◆ **Aim**: Copy the first line of the material below and every later line through the line containing "width=4.72cm, minimum height=2.6cm]", without any other output.

Start

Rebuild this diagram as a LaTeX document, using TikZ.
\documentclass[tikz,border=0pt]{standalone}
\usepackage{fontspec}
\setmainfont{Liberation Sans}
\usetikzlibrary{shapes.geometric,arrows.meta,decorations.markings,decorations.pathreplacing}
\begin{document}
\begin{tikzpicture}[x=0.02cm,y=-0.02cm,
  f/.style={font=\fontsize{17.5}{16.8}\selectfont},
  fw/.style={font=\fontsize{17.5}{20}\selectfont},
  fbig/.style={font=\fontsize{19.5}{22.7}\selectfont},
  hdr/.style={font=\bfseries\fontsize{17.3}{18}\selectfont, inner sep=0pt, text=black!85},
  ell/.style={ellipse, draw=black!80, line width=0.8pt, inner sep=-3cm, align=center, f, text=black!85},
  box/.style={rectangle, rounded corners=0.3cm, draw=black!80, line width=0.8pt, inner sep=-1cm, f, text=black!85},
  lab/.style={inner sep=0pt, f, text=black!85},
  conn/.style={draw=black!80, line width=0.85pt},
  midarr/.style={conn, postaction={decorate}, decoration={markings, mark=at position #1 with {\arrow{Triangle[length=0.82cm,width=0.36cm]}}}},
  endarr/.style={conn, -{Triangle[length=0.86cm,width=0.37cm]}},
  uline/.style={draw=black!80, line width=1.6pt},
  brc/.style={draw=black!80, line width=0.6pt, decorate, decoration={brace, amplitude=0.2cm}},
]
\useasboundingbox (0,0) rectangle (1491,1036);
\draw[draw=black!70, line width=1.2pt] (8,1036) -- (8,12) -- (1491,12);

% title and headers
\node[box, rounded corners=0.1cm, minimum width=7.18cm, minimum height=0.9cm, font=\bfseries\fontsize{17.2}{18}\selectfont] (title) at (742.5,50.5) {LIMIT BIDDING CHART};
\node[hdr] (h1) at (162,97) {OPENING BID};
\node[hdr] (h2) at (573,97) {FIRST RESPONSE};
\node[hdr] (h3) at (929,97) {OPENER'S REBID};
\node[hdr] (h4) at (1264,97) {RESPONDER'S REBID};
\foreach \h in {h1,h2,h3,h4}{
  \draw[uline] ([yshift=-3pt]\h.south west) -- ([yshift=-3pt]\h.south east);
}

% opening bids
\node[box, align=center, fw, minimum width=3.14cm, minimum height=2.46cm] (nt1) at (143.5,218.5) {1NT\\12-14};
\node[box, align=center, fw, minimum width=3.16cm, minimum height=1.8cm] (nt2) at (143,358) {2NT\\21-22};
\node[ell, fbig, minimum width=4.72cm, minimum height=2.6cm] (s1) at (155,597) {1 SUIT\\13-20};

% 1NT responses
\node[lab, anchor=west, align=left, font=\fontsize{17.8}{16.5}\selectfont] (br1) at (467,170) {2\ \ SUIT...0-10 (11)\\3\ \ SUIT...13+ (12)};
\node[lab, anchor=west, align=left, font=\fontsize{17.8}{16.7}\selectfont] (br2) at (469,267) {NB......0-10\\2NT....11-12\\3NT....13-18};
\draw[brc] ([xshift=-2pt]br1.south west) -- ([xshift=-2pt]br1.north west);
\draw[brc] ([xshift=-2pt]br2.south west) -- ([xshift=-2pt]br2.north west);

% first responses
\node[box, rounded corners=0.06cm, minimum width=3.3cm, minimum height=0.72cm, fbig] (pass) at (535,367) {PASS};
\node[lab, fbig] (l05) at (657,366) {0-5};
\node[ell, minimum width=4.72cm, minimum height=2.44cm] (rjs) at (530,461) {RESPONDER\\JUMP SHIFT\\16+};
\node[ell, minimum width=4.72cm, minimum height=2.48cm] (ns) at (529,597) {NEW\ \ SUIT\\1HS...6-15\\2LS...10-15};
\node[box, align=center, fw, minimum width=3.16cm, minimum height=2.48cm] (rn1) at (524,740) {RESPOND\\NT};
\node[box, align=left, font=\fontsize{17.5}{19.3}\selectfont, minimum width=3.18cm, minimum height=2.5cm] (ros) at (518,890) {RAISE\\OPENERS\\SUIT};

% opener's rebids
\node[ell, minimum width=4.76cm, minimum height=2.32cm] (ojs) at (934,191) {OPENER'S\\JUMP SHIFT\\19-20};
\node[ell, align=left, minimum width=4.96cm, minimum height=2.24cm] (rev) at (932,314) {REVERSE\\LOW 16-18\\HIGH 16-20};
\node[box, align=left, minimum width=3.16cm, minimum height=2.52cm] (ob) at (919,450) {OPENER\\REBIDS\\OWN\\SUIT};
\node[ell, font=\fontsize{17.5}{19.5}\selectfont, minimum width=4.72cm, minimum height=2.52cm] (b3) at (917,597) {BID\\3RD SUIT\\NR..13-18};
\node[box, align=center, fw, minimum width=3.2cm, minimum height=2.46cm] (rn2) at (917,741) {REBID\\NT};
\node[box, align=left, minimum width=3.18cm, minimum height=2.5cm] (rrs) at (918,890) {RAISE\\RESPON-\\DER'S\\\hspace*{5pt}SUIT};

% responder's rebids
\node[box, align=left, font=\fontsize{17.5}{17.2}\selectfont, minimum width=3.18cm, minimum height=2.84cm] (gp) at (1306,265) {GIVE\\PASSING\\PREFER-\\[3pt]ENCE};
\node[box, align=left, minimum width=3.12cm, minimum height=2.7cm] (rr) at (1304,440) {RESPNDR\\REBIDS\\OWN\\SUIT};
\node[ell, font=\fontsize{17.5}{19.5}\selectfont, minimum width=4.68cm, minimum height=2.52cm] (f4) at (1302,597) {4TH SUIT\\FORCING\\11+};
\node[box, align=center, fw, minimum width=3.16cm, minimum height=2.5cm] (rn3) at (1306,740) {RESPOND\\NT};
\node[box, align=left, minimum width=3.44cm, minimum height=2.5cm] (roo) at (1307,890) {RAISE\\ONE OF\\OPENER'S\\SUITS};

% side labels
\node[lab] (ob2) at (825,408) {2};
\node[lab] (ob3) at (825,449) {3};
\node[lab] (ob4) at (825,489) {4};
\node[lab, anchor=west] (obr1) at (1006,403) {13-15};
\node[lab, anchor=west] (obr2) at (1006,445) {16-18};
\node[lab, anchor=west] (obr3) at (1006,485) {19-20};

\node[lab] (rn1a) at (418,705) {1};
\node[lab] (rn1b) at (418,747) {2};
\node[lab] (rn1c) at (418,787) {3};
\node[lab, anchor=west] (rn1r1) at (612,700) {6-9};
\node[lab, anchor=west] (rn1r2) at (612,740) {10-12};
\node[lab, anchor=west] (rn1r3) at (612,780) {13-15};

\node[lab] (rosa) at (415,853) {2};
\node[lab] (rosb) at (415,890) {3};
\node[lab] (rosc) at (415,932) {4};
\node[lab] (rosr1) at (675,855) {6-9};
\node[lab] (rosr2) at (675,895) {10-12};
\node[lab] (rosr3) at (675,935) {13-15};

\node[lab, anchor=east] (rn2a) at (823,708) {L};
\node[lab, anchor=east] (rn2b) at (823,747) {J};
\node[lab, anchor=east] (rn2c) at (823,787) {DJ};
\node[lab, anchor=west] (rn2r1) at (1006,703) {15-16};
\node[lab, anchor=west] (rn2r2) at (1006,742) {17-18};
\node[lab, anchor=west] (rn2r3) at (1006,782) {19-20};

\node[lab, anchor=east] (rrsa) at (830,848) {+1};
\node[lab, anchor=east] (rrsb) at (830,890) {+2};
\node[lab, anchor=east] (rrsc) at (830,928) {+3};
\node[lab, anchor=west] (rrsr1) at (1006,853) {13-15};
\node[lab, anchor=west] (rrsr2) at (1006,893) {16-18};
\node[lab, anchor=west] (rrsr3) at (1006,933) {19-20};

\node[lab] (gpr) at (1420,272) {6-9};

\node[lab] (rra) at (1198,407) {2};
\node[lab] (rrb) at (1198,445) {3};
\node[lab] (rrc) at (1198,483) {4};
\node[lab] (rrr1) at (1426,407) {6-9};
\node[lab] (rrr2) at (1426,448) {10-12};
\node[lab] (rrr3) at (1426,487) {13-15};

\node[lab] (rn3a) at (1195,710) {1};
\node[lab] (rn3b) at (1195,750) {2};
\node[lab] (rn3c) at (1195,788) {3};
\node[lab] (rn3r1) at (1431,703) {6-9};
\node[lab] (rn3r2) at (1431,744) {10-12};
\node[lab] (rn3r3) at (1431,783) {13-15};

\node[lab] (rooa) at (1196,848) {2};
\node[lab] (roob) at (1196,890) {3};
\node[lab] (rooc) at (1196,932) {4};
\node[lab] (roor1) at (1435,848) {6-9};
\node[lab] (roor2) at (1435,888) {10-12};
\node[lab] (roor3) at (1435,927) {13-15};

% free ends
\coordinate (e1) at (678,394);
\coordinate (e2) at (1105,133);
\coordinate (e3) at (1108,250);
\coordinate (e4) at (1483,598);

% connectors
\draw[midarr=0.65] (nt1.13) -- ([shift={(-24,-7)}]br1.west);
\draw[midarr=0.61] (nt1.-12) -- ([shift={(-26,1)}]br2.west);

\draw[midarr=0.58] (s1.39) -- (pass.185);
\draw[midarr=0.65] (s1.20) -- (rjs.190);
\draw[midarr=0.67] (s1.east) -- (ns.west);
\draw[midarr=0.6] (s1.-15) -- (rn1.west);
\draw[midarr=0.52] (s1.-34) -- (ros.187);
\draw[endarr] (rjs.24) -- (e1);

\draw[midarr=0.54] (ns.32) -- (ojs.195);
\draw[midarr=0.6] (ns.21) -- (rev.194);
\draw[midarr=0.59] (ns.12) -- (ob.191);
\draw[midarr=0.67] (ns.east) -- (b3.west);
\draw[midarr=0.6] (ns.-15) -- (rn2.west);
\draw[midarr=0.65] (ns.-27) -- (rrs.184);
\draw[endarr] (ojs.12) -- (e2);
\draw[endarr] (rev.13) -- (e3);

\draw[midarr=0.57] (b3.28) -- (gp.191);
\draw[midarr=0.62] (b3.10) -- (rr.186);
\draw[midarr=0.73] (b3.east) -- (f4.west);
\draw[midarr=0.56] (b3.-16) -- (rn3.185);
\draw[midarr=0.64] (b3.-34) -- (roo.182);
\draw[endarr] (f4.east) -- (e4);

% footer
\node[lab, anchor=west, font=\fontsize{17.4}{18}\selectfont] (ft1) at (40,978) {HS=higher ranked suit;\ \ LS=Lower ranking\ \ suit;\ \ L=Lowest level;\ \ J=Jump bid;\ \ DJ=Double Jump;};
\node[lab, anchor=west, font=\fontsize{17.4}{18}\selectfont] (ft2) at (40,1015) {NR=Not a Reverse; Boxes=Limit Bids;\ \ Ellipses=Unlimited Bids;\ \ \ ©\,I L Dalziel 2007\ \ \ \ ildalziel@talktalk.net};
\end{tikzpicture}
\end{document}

End

◆ **Full output**:
Rebuild this diagram as a LaTeX document, using TikZ.
\documentclass[tikz,border=0pt]{standalone}
\usepackage{fontspec}
\setmainfont{Liberation Sans}
\usetikzlibrary{shapes.geometric,arrows.meta,decorations.markings,decorations.pathreplacing}
\begin{document}
\begin{tikzpicture}[x=0.02cm,y=-0.02cm,
  f/.style={font=\fontsize{17.5}{16.8}\selectfont},
  fw/.style={font=\fontsize{17.5}{20}\selectfont},
  fbig/.style={font=\fontsize{19.5}{22.7}\selectfont},
  hdr/.style={font=\bfseries\fontsize{17.3}{18}\selectfont, inner sep=0pt, text=black!85},
  ell/.style={ellipse, draw=black!80, line width=0.8pt, inner sep=-3cm, align=center, f, text=black!85},
  box/.style={rectangle, rounded corners=0.3cm, draw=black!80, line width=0.8pt, inner sep=-1cm, f, text=black!85},
  lab/.style={inner sep=0pt, f, text=black!85},
  conn/.style={draw=black!80, line width=0.85pt},
  midarr/.style={conn, postaction={decorate}, decoration={markings, mark=at position #1 with {\arrow{Triangle[length=0.82cm,width=0.36cm]}}}},
  endarr/.style={conn, -{Triangle[length=0.86cm,width=0.37cm]}},
  uline/.style={draw=black!80, line width=1.6pt},
  brc/.style={draw=black!80, line width=0.6pt, decorate, decoration={brace, amplitude=0.2cm}},
]
\useasboundingbox (0,0) rectangle (1491,1036);
\draw[draw=black!70, line width=1.2pt] (8,1036) -- (8,12) -- (1491,12);

% title and headers
\node[box, rounded corners=0.1cm, minimum width=7.18cm, minimum height=0.9cm, font=\bfseries\fontsize{17.2}{18}\selectfont] (title) at (742.5,50.5) {LIMIT BIDDING CHART};
\node[hdr] (h1) at (162,97) {OPENING BID};
\node[hdr] (h2) at (573,97) {FIRST RESPONSE};
\node[hdr] (h3) at (929,97) {OPENER'S REBID};
\node[hdr] (h4) at (1264,97) {RESPONDER'S REBID};
\foreach \h in {h1,h2,h3,h4}{
  \draw[uline] ([yshift=-3pt]\h.south west) -- ([yshift=-3pt]\h.south east);
}

% opening bids
\node[box, align=center, fw, minimum width=3.14cm, minimum height=2.46cm] (nt1) at (143.5,218.5) {1NT\\12-14};
\node[box, align=center, fw, minimum width=3.16cm, minimum height=1.8cm] (nt2) at (143,358) {2NT\\21-22};
\node[ell, fbig, minimum width=4.72cm, minimum height=2.6cm] (s1) at (155,597) {1 SUIT\\13-20};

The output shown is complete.